>> Begin Recorded data

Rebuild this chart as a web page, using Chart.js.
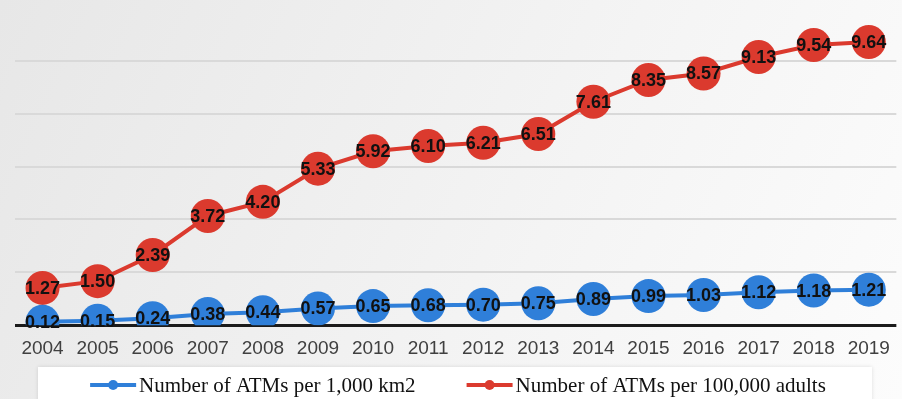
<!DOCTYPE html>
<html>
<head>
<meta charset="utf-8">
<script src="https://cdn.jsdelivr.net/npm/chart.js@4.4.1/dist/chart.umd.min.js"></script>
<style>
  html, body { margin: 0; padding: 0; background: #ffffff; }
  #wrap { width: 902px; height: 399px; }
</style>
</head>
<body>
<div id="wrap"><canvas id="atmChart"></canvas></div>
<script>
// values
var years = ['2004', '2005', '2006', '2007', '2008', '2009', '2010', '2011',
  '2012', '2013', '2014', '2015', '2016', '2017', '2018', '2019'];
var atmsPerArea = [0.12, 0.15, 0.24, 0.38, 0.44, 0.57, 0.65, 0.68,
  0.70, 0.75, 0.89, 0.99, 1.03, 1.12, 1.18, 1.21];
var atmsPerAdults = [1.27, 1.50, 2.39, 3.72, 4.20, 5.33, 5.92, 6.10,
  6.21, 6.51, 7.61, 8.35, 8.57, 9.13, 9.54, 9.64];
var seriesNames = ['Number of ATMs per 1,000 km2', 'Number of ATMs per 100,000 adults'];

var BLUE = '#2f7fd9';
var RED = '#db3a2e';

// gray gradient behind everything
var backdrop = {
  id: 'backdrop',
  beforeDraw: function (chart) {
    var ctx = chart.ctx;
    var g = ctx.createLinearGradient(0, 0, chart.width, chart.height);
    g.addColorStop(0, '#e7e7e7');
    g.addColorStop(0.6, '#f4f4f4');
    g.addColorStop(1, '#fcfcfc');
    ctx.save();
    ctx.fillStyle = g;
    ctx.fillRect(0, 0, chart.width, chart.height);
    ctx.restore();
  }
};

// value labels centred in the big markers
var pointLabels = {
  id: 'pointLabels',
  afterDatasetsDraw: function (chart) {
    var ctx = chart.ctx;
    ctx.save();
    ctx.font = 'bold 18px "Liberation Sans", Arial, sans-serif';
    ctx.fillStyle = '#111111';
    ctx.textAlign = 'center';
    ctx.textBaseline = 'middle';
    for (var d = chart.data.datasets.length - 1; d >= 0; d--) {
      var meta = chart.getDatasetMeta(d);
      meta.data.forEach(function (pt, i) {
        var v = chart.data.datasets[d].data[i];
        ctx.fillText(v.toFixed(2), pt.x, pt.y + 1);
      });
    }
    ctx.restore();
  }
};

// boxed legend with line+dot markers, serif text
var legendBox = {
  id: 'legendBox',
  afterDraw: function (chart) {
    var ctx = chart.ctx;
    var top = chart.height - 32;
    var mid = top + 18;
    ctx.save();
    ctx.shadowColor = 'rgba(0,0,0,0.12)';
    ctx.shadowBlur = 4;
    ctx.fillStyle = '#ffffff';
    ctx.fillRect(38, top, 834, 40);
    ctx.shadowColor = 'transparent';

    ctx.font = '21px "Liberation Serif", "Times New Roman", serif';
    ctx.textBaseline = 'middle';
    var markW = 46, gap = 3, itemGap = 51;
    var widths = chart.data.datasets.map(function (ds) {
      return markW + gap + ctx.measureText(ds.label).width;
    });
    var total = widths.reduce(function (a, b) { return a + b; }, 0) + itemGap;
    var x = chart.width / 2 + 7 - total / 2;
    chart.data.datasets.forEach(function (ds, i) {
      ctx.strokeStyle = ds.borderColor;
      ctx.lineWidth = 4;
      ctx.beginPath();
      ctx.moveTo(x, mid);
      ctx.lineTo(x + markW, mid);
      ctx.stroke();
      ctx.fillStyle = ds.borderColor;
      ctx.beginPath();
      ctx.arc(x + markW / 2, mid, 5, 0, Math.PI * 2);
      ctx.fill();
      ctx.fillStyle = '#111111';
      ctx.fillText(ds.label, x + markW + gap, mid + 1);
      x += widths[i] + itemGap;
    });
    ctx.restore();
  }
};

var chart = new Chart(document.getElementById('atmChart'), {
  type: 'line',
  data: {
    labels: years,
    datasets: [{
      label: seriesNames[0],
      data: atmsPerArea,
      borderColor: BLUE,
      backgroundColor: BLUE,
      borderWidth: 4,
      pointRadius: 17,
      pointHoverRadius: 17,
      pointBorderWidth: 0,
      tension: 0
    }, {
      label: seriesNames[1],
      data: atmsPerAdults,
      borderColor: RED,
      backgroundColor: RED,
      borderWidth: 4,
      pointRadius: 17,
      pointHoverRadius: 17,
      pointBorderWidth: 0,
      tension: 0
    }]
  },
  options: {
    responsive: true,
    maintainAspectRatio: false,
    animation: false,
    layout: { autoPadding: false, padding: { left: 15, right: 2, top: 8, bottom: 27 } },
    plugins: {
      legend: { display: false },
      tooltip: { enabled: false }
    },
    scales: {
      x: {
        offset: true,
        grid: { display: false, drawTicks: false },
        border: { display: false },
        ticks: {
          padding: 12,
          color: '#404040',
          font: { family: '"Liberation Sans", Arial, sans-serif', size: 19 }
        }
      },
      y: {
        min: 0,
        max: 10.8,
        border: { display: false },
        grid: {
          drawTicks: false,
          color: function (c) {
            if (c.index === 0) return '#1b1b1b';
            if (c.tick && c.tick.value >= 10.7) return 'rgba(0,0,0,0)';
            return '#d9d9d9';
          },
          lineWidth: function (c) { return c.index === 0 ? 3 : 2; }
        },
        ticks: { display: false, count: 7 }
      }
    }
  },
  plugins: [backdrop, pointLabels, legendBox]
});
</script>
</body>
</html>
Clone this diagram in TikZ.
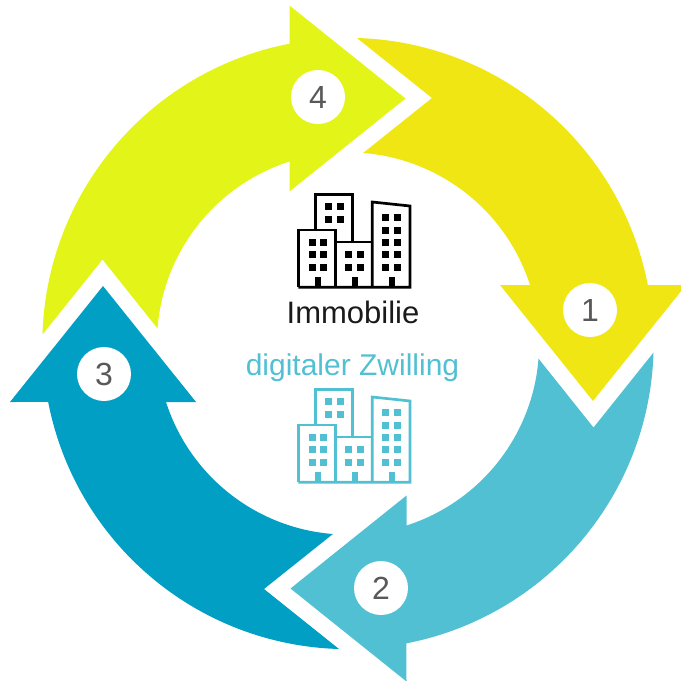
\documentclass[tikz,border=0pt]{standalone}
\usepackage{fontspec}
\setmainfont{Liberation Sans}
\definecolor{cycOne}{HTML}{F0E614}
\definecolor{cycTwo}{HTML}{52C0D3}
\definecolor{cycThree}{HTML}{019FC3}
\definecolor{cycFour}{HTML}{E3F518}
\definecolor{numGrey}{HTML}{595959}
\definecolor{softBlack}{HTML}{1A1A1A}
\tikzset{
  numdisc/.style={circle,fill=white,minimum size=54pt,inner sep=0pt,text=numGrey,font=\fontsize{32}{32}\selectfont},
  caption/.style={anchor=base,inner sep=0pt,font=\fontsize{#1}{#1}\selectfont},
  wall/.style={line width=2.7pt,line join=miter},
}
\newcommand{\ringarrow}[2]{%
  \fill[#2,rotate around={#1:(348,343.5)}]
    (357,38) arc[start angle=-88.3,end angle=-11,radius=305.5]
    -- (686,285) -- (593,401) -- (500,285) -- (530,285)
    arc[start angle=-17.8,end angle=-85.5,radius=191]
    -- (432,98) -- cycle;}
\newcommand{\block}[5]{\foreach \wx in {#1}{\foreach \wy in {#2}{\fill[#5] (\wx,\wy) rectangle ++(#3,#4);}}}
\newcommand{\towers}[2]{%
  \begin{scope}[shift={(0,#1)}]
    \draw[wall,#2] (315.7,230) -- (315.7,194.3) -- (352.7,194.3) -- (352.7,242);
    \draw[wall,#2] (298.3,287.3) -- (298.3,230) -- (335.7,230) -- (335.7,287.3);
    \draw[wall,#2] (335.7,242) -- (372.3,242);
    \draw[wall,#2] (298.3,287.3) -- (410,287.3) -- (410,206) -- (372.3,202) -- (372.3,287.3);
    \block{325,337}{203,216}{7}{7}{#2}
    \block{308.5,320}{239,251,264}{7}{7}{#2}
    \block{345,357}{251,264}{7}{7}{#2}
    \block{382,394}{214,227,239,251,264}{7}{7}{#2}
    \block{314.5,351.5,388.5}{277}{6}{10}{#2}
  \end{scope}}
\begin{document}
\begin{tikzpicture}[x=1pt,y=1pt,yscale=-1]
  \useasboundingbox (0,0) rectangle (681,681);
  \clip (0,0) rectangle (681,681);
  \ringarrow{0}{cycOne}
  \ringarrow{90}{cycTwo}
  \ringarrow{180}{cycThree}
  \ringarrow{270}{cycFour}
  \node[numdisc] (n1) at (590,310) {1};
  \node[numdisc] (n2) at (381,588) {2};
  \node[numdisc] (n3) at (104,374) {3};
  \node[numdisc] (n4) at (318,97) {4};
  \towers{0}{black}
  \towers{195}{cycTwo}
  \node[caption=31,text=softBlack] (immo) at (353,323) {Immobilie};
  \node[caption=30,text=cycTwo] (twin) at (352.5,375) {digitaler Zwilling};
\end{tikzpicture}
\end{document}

>> End Recorded data

- Task description -
Exactly how many lines of the material contain the word "this"? Write the number alone.

- Solution -
2